Internally, the sūrahs are subdivided into verses called āyāt (singular āyah), a word that literally means “sign” and is also used in the Qurʾān to designate manifestations of God’s power and grace, such as miscellaneous aspects of the natural world (e.g., God’s sending down of rain) or the punishments that God is said to have inflicted on sinful peoples of the past. Qurʾānic verse borders are normally defined by the presence of a verse-final rhyme, even though the Islamic tradition transmits conflicting systems of subdividing the Qurʾān into individual verses. The subdivision that is now predominant counts a total of 6,236 verses. These display extreme divergences in length, ranging from only a few words to entire paragraphs of text, but it should be noted that verse length across a given sūrah is tangibly more uniform than across the entire corpus.
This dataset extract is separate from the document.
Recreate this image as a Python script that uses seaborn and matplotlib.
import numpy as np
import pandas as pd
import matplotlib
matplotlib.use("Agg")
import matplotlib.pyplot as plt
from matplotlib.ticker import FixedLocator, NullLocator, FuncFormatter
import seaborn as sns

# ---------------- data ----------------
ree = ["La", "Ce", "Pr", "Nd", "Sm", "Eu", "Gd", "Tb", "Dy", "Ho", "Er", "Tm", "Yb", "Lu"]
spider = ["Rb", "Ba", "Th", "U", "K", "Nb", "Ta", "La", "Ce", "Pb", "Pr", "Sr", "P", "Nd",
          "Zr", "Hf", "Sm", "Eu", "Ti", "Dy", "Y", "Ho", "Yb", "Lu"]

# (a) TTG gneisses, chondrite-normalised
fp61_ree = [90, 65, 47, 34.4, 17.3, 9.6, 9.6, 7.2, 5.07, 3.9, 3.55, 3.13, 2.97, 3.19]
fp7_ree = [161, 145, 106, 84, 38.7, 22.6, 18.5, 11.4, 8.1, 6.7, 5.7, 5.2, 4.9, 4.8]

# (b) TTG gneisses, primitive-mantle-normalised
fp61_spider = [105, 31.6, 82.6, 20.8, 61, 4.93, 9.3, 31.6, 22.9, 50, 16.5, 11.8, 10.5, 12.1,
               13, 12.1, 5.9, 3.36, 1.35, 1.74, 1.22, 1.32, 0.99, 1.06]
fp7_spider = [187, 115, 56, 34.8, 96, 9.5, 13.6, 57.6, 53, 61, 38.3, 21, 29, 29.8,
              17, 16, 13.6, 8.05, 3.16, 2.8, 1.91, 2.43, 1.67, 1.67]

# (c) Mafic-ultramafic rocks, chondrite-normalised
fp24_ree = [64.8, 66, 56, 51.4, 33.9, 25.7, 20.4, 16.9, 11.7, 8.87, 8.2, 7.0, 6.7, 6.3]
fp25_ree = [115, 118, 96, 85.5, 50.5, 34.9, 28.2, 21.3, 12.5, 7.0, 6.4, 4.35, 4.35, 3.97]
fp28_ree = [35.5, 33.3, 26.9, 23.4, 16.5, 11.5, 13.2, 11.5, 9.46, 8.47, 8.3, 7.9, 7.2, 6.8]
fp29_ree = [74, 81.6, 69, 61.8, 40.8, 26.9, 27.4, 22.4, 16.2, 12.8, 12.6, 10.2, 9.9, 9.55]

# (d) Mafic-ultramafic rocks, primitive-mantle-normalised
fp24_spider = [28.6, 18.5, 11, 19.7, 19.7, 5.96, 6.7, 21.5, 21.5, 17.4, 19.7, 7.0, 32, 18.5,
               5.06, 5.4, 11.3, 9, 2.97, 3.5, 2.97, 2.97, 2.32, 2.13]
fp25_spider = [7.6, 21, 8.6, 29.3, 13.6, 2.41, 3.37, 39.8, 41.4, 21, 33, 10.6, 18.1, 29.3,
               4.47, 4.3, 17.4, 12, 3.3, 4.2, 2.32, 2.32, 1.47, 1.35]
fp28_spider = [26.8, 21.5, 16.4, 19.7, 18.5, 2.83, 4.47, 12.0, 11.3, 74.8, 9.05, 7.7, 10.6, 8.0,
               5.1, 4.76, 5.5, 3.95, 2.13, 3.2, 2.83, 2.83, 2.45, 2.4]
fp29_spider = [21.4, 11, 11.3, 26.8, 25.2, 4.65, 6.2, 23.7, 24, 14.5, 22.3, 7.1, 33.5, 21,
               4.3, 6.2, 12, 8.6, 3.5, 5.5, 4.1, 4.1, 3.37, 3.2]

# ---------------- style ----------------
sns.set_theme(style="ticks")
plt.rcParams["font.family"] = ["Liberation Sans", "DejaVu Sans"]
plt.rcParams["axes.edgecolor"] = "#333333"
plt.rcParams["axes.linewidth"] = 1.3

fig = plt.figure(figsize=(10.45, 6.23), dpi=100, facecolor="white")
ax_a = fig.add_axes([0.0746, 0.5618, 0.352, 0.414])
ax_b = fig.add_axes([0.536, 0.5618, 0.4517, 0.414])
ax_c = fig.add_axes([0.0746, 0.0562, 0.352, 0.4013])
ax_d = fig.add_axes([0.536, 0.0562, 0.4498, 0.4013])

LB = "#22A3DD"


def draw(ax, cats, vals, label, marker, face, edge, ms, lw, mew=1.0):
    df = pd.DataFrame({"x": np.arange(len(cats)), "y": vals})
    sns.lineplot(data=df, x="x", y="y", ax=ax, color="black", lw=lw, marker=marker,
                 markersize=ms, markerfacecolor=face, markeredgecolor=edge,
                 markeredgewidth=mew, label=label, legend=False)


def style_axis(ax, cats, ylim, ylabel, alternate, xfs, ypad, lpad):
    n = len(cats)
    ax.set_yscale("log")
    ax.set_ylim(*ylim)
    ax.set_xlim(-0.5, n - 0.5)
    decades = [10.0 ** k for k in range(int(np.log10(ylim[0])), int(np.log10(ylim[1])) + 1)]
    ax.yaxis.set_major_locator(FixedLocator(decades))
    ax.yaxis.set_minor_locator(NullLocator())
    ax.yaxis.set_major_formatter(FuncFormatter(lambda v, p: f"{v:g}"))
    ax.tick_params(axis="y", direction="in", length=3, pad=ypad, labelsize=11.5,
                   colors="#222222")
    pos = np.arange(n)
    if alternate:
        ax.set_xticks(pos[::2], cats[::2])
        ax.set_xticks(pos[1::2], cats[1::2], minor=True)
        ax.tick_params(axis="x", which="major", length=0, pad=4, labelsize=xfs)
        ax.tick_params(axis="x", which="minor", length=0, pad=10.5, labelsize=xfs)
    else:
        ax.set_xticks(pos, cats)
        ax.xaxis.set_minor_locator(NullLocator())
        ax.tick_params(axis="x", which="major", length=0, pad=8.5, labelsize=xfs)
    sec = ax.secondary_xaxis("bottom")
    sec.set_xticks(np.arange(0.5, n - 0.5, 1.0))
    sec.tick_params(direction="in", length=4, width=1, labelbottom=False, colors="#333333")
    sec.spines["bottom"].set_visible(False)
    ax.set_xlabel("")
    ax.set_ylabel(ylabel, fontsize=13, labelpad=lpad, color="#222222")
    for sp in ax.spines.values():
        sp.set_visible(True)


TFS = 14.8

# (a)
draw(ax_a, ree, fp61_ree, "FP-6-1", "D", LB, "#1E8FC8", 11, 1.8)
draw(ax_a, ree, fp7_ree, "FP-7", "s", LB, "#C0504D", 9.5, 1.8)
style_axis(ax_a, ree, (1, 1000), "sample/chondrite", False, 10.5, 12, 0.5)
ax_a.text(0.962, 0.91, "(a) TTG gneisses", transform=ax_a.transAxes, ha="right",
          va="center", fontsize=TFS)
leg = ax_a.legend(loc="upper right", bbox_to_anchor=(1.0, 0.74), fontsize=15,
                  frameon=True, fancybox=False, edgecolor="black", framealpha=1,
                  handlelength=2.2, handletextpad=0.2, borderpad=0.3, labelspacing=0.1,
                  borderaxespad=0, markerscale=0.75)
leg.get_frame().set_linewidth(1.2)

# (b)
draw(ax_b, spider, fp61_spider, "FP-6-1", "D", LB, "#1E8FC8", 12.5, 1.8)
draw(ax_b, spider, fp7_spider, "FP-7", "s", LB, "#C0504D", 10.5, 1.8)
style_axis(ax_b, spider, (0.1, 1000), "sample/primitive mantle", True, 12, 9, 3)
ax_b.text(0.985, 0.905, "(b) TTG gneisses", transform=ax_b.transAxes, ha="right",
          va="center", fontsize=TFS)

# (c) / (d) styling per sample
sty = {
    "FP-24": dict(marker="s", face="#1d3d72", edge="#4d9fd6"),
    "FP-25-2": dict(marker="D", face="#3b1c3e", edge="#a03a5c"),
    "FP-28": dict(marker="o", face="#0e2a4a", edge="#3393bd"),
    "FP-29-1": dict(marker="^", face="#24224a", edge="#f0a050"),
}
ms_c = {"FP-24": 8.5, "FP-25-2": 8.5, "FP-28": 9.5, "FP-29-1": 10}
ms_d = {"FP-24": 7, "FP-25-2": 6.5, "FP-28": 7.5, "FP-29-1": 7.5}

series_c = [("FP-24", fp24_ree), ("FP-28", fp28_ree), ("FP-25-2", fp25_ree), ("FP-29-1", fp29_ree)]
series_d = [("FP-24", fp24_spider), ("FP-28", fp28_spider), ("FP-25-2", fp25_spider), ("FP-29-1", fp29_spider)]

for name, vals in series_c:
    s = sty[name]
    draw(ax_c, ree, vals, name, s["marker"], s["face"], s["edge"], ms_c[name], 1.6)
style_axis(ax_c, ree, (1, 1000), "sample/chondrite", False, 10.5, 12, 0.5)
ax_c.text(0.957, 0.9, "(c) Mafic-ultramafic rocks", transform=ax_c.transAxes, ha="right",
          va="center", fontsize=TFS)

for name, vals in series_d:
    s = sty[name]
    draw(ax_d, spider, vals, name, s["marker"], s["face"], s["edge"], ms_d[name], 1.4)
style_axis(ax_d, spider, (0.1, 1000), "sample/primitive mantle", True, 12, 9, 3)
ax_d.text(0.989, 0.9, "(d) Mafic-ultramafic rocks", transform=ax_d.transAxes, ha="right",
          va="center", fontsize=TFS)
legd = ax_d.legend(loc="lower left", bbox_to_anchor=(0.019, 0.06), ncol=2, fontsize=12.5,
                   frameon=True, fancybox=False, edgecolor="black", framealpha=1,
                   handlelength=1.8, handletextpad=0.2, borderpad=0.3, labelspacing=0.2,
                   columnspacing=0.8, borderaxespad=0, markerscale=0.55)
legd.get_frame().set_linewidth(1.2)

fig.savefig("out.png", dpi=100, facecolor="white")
Unlike classical Arabic poetry, whose beginnings stretch back to pre-Islamic times,
Qurʾānic verses do not adhere to a quantitative metre; i.e., they do not conform to fixed patterns of long and short syllables. In this sense, it is correct to insist, with the Islamic tradition, on a principled distinction between Qurʾānic and poetic verses. Many parts of the Qurʾān are highly formulaic, and longer verses often conclude with certain set phrases, such as “God is forgiving, compassionate” or “God is knowing, wise.”


The Qurʾān generally styles itself as divine speech by employing the first person singular or plural (“I” or “we”) in statements that clearly refer to the Deity. However, this divine voice alternates with third-person statements about God. Utterances by Muhammad are normally introduced by the command “Say:…,” thus emphasizing that the Prophet is speaking on divine injunction only. Prophetic statements often respond to objections or denials ascribed to Muhammad’s opponents, which cast doubt on Qurʾānic doctrines such as the belief in a universal resurrection of the dead or in the existence of only one God. This can result in an extended to-and-fro that endows parts of the Qurʾān with a decidedly polemical and disputatious quality.

Whether or not the Qurʾān was divinely revealed is a question of religious belief that is not amenable to historical or philological confirmation or falsification. What does admit of scholarly scrutiny, however, is the text’s likely appearance in place and time.